With an all hands on deck attitude and quick work from our sub contractors, our two new houses on Bellevue were prepared for our little ribbon cutting event on Friday the 21st. And despite weather reports threatening a one hundred percent chance of rain, the end of December weather we were afforded was almost surreal. Pushing 70 and nothing but sun…
Board member and long-time volunteer Bob Dougherty kicked off the event with lots of thank yous… He shared about the incredible contribution from Syracuse Model Neighborhood Corporation, the generous and committed housing organization that donated us the vacant land almost two years ago. He thanked the city and county agencies that supported our work from day one. And he gave a shout out to the hundreds of volunteers who had a hand in this project. He especially recognized our long-time volunteers, Teresa, Sean, Brian, and Dale. The groups are essential, but it is the work, day in and day out, from our everyday volunteers that has allowed each and every unit we’ve wrapped up, so far, possible.

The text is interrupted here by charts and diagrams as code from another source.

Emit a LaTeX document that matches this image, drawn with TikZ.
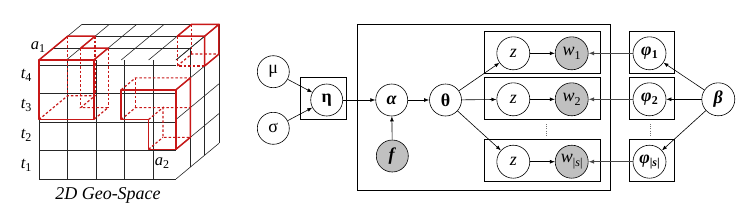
\documentclass[tikz,border=0pt]{standalone}
\usepackage{fontspec}
\setmainfont{Liberation Serif}
\usetikzlibrary{arrows.meta}
\definecolor{cubered}{RGB}{200,24,24}
\definecolor{obsgray}{RGB}{192,192,192}
\newcommand\lowsub[1]{\raisebox{-0.4ex}{\fontsize{12}{12}\selectfont #1}}
\begin{document}
\begin{tikzpicture}[x=1pt,y=-1pt,
  rv/.style={circle,draw,line width=0.6pt,minimum size=33pt,inner sep=0pt,font=\fontsize{18}{18}\selectfont},
  obs/.style={rv,fill=obsgray},
  platebox/.style={draw,line width=0.9pt,inner sep=0pt},
  arr/.style={-{Latex[length=5pt,width=3.8pt]},line width=0.6pt},
  heavyarr/.style={-{Latex[length=5.5pt,width=4.2pt]},line width=1.3pt,draw=black!72,fill=black!72},
  gridline/.style={line width=0.6pt,draw=black!85},
  redsolid/.style={draw=cubered,line width=1.5pt,line join=round,line cap=round},
  reddash/.style={draw=cubered,line width=1.2pt,dash pattern=on 2.5pt off 2pt},
  lab/.style={font=\fontsize{16.5}{17}\selectfont\itshape},
  dotsline/.style={line width=0.9pt,draw=black!55,dash pattern=on 0.8pt off 1.4pt}
]
\useasboundingbox (0,0) rectangle (746,210);

% ---------- cube ----------
\begin{scope}[shift={(39,179)},x={(27.4pt,0pt)},y={(0pt,29.75pt)},z={(14.33pt,11.9pt)}]
  \draw[gridline] (0,0) grid (5,4);
  \foreach \i in {0,...,5} \draw[gridline] (\i,4,0) -- (\i,4,3);
  \foreach \k in {1,...,3} \draw[gridline] (0,4,\k) -- (5,4,\k);
  \foreach \j in {0,...,4} \draw[gridline] (5,\j,0) -- (5,\j,3);
  \foreach \k in {1,...,3} \draw[gridline] (5,0,\k) -- (5,4,\k);
  % box 1
  \draw[reddash] (0,4,2) -- (0,2,2);
  \draw[reddash] (1,4,2) -- (1,2,2);
  \draw[reddash] (1,4,1) -- (1,2,1);
  \draw[reddash] (2,4,1) -- (2,2,1);
  \draw[reddash] (0,2,0) -- (0,2,2) -- (1,2,2) -- (1,2,1) -- (2,2,1) -- (2,2,0);
  \draw[redsolid] (0,2,0) -- (2,2,0) -- (2,4,0) -- (0,4,0) -- cycle;
  \draw[redsolid] (0,4,0) -- (0,4,2) -- (1,4,2) -- (1,4,1) -- (2,4,1) -- (2,4,0);
  % box 2
  \draw[reddash] (4,4,2) -- (4,3,2) -- (5,3,2);
  \draw[reddash] (4,3,2) -- (4,3,3) -- (5,3,3);
  \draw[reddash] (4,4,3) -- (4,3,3);
  \draw[redsolid] (4,4,2) -- (5,4,2) -- (5,4,3) -- (4,4,3) -- cycle;
  \draw[redsolid] (5,4,2) -- (5,3,2) -- (5,3,3) -- (5,4,3);
  % box 3
  \draw[reddash] (3,3,0) -- (3,3,1) -- (5,3,1);
  \draw[reddash] (3,3,1) -- (3,2,1);
  \draw[reddash] (3,2,0) -- (3,2,1) -- (5,2,1);
  \draw[reddash] (4,2,0) -- (4,2,1) -- (4,1,1) -- (5,1,1);
  \draw[reddash] (4,1,0) -- (4,1,1);
  \draw[redsolid] (3,3,0) -- (5,3,0) -- (5,1,0) -- (4,1,0) -- (4,2,0) -- (3,2,0) -- cycle;
  \draw[redsolid] (5,3,0) -- (5,3,1) -- (5,1,1) -- (5,1,0);
\end{scope}

\node[lab] (a1) at (38,47) {a\lowsub{\upshape 1}};
\node[lab] (a2) at (162,163) {a\lowsub{\upshape 2}};
\node[lab,anchor=east] (t4) at (35,75) {t\lowsub{\upshape 4}};
\node[lab,anchor=east] (t3) at (35,105) {t\lowsub{\upshape 3}};
\node[lab,anchor=east] (t2) at (35,135) {t\lowsub{\upshape 2}};
\node[lab,anchor=east] (t1) at (35,165) {t\lowsub{\upshape 1}};
\node[font=\fontsize{18}{18}\selectfont\itshape] (caption) at (108,195) {2D Geo-Space};

% ---------- plates ----------
\node[platebox,minimum width=46pt,minimum height=41.7pt] (etaplate) at (323.7,98.2) {};
\node[platebox,minimum width=252.7pt,minimum height=166pt] (bigplate) at (483.65,107) {};
\node[platebox,minimum width=116.4pt,minimum height=41.6pt] (plateA) at (542.5,52.5) {};
\node[platebox,minimum width=116.4pt,minimum height=41.6pt] (plateB) at (542.5,98.5) {};
\node[platebox,minimum width=116.4pt,minimum height=41.7pt] (plateC) at (542.5,160.15) {};
\node[platebox,minimum width=45pt,minimum height=41.6pt] (phiplateA) at (651.8,52.5) {};
\node[platebox,minimum width=45pt,minimum height=41.6pt] (phiplateB) at (651.8,98.5) {};
\node[platebox,minimum width=45pt,minimum height=41.7pt] (phiplateC) at (651.8,160.15) {};

% ---------- variables ----------
\node[rv,minimum size=32pt] (mu) at (273.3,71.7) {μ};
\node[rv,minimum size=32pt] (sigma) at (273.3,128.3) {σ};
\node[rv,minimum size=32pt] (eta) at (326.7,100) {\textbf{η}};
\node[rv,minimum size=32pt] (alpha) at (391.7,100) {\textbf{\textit{α}}};
\node[rv,minimum size=32pt] (theta) at (445.5,100) {\textbf{θ}};
\node[obs,minimum size=32pt] (f) at (392.3,156) {\textbf{\textit{f}}};
\node[rv] (z1) at (513.3,53.3) {\textit{z}};
\node[rv] (z2) at (513.3,99.3) {\textit{z}};
\node[rv] (z3) at (513.3,161.7) {\textit{z}};
\node[obs] (w1) at (571.7,53.3) {\textit{w}\lowsub{1}};
\node[obs] (w2) at (571.7,99.3) {\textit{w}\lowsub{2}};
\node[obs] (w3) at (571.7,161.7) {\textit{w}\lowsub{|\textit{s}|}};
\node[rv] (phi1) at (649.5,53.3) {\textbf{\textit{φ}}\lowsub{\textbf{1}}};
\node[rv] (phi2) at (649.5,99.3) {\textbf{\textit{φ}}\lowsub{\textbf{2}}};
\node[rv] (phi3) at (649.5,161.7) {\textbf{\textit{φ}}\lowsub{\textbf{|\textit{s}|}}};
\node[rv] (beta) at (718.3,99.3) {\textbf{\textit{β}}};

\draw[dotsline] (546.7,124) -- (546.7,137);
\draw[dotsline] (650,124) -- (650,137);

% ---------- edges ----------
\draw[arr] (mu) -- (eta);
\draw[arr] (sigma) -- (eta);
\draw[arr] (eta) -- (alpha);
\draw[arr] (f) -- (alpha);
\draw[arr] (alpha) -- (theta);
\draw[arr] (theta) -- (z1);
\draw[arr] (theta) -- (z2);
\draw[arr] (theta) -- (z3);
\draw[arr] (z1) -- (w1);
\draw[arr] (z2) -- (w2);
\draw[arr] (z3) -- (w3);
\draw[heavyarr] (phi1) -- (w1);
\draw[heavyarr] (phi2) -- (w2);
\draw[heavyarr] (phi3) -- (w3);
\draw[arr] (beta) -- (phi1);
\draw[arr] (beta) -- (phi2);
\draw[arr] (beta) -- (phi3);
\end{tikzpicture}
\end{document}
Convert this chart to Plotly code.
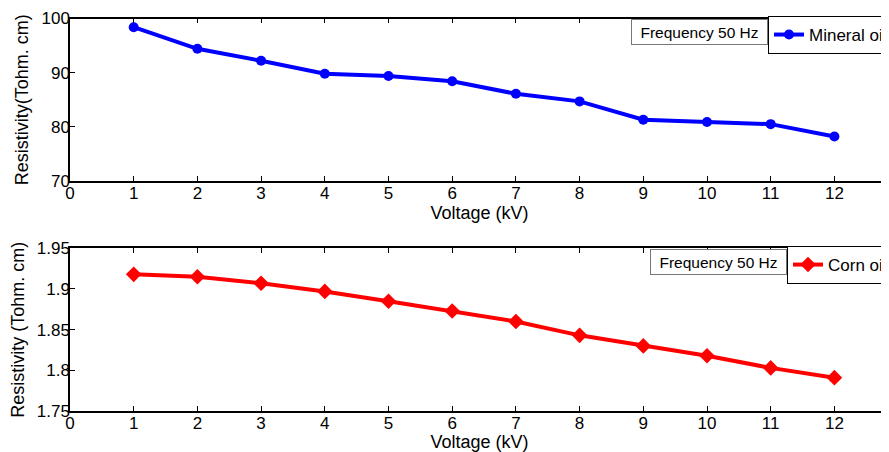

Next up was Executive Director Andrew Lunetta. Andrew shared about the “Snow Haven,” the aptly named unit upon which we held the Ribbon Cutting. A year ago, the Snowman family, moved by our mission, contacted Andrew to share that they wanted to donate a home in memory of their late husband and father, Larry Snowman. A lifelong lover of snow, the family thought “Snow Haven” would be a perfect name for the new unit. Certainly is. You can read about Larry in our most recent newsletter here.
Besides a pop of color, the “Snow Haven” also provided us with our first foray into solar power. The story of how solar at the “Snow Haven” came to be is a long one, but a good one. It too can be found in our most recent newsletter. Andrew took the opportunity of the ribbon cutting to share the story and thank the four middle school students who did not take “no” for an answer and raised all the money necessary to power the “Snow Haven” from the sun.
Finally, Deputy Mayor Sharon Owens gave her remarks. She shared about her experience moderating a community meeting when we first entered the scene, trying to find property to build our first houses on. The meeting was difficult with lots of push back that left many of us questioning if A Tiny Home for Good would even be possible. Despite a number of difficult meetings and conversations, we eventually found property. We eventually wrapped up our first two homes. And we eventually wrapped up our tenth and eleventh home. She expressed her appreciation that we didn’t call it quits before we even began.
It took the hands on support of hundreds of volunteers and the resources of a dozens of very special individuals and groups to make these homes come together. We are proud to share the finished product. But really cannot wait to welcome our two new tenants to their units in early January. Lots more to come, but thrilled to have wrapped up these two homes.